**EXERCISE BRIEF**. Filter out everything except lines holding "chart".

═══ RECORDS FOR THIS EXERCISE ═══

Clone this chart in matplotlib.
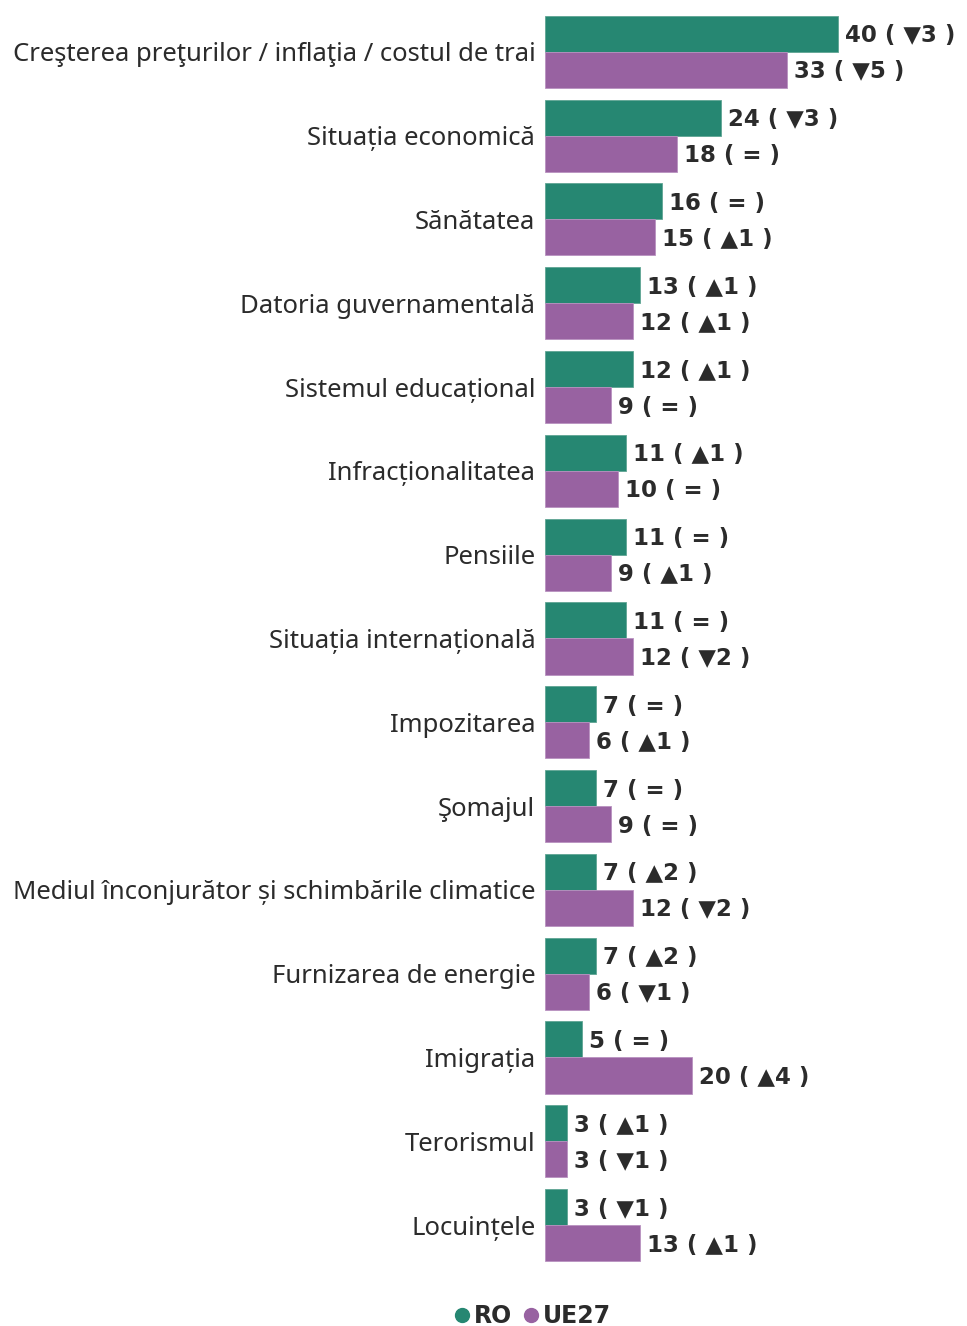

═══
═══ RECORDS FOR THIS EXERCISE ═══

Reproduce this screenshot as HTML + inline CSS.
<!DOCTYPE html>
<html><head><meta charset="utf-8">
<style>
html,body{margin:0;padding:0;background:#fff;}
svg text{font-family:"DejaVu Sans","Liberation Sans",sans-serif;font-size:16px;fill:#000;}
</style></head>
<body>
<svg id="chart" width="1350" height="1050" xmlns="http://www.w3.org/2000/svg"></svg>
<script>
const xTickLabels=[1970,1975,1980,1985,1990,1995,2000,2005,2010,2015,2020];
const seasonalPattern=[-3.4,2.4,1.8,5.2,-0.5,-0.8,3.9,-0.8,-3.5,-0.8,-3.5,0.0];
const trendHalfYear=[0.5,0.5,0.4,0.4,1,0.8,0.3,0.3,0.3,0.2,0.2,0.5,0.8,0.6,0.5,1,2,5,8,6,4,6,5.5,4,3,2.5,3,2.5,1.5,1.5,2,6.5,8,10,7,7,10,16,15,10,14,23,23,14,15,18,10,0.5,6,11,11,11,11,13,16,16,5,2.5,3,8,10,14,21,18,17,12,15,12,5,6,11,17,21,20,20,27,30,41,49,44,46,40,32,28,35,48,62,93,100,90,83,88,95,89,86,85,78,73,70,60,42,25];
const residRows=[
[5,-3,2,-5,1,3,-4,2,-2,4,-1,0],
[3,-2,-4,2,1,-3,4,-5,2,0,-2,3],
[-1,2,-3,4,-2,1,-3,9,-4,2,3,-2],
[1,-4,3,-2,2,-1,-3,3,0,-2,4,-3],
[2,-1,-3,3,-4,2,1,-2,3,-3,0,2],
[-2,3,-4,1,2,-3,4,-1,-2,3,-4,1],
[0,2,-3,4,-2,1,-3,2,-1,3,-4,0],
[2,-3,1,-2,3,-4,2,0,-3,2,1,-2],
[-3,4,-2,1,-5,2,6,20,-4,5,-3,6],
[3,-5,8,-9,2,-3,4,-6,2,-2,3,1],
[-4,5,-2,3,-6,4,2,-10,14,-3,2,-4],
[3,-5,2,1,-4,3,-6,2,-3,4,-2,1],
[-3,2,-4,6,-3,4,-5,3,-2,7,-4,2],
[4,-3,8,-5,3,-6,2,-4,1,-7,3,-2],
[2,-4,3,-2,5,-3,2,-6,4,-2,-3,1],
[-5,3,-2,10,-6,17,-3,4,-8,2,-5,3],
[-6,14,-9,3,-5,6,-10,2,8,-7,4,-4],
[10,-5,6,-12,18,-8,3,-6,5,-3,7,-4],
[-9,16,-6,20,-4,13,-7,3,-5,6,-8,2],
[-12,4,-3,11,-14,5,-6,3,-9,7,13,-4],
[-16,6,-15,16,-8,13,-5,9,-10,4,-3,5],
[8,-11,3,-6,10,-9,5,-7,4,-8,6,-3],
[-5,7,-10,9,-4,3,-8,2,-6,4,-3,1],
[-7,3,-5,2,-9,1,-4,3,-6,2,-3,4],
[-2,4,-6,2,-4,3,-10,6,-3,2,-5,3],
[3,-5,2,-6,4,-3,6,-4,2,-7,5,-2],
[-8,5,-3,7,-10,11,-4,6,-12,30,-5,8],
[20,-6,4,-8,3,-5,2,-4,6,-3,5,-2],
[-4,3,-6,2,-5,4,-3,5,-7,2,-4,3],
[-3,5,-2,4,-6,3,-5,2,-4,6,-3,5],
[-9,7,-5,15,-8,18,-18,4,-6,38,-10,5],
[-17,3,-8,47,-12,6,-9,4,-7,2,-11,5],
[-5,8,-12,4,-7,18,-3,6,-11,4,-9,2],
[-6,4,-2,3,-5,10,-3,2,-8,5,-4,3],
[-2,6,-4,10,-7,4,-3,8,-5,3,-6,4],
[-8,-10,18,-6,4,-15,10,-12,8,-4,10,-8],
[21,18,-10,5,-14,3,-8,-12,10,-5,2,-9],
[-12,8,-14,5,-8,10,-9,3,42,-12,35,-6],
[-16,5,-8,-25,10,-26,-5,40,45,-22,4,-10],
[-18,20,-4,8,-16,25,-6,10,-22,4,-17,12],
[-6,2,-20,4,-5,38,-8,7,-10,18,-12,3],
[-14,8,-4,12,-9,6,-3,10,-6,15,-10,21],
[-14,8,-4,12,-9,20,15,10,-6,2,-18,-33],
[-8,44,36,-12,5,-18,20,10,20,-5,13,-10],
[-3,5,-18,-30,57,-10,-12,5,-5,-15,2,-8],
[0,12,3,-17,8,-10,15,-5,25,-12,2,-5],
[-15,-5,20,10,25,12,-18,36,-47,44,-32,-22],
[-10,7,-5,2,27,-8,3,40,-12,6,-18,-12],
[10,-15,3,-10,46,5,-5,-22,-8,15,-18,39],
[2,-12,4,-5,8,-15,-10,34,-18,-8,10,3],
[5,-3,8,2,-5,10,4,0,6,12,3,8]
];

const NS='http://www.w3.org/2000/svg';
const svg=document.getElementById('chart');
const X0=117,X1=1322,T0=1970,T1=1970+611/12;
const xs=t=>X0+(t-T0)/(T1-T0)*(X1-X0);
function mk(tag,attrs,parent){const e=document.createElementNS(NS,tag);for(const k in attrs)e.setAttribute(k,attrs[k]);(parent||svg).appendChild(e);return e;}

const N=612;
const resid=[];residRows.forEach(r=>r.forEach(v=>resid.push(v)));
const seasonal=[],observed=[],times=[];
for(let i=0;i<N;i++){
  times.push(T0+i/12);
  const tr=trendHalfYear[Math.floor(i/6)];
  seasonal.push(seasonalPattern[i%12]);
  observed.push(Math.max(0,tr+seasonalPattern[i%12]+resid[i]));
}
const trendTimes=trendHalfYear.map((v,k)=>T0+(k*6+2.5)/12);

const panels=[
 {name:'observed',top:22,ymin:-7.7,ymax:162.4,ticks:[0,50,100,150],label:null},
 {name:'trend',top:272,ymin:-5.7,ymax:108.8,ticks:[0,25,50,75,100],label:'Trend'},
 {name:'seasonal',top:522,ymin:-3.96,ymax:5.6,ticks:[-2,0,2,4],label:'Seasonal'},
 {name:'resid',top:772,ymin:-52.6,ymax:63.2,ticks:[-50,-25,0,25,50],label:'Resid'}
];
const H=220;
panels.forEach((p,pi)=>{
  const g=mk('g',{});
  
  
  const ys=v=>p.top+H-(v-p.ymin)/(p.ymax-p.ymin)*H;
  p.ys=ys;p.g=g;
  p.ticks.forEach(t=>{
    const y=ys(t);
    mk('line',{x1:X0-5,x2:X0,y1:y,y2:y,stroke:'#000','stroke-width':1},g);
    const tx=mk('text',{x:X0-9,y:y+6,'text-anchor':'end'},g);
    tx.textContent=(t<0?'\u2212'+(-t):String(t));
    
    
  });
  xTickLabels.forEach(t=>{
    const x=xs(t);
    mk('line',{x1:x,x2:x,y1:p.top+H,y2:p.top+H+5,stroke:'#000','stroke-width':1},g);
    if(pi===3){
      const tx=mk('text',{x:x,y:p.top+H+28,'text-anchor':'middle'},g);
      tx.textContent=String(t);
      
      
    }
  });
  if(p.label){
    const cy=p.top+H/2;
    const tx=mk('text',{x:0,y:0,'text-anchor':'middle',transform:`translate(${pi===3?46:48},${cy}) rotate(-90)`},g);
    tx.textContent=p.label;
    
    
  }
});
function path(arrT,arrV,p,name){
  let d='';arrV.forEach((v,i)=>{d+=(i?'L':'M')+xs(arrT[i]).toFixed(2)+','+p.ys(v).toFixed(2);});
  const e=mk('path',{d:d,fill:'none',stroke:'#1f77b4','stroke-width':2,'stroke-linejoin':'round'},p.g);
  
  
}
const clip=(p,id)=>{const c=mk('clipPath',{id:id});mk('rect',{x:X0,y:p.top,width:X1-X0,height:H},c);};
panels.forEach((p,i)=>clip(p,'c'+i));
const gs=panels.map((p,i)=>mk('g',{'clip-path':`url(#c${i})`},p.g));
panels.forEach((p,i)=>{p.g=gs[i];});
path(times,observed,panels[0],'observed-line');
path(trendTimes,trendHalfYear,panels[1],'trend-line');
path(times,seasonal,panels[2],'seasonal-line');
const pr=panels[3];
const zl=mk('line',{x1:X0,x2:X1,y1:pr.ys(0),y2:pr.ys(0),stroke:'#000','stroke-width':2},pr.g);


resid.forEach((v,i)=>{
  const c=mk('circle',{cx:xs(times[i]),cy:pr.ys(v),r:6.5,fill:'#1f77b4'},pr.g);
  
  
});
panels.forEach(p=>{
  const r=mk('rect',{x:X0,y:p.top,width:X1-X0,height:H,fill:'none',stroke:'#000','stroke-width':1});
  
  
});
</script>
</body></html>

═══

**COMPLETE OUTPUT**.
Clone this chart in matplotlib.
<svg id="chart" width="1350" height="1050" xmlns="http://www.w3.org/2000/svg"></svg>
const svg=document.getElementById('chart');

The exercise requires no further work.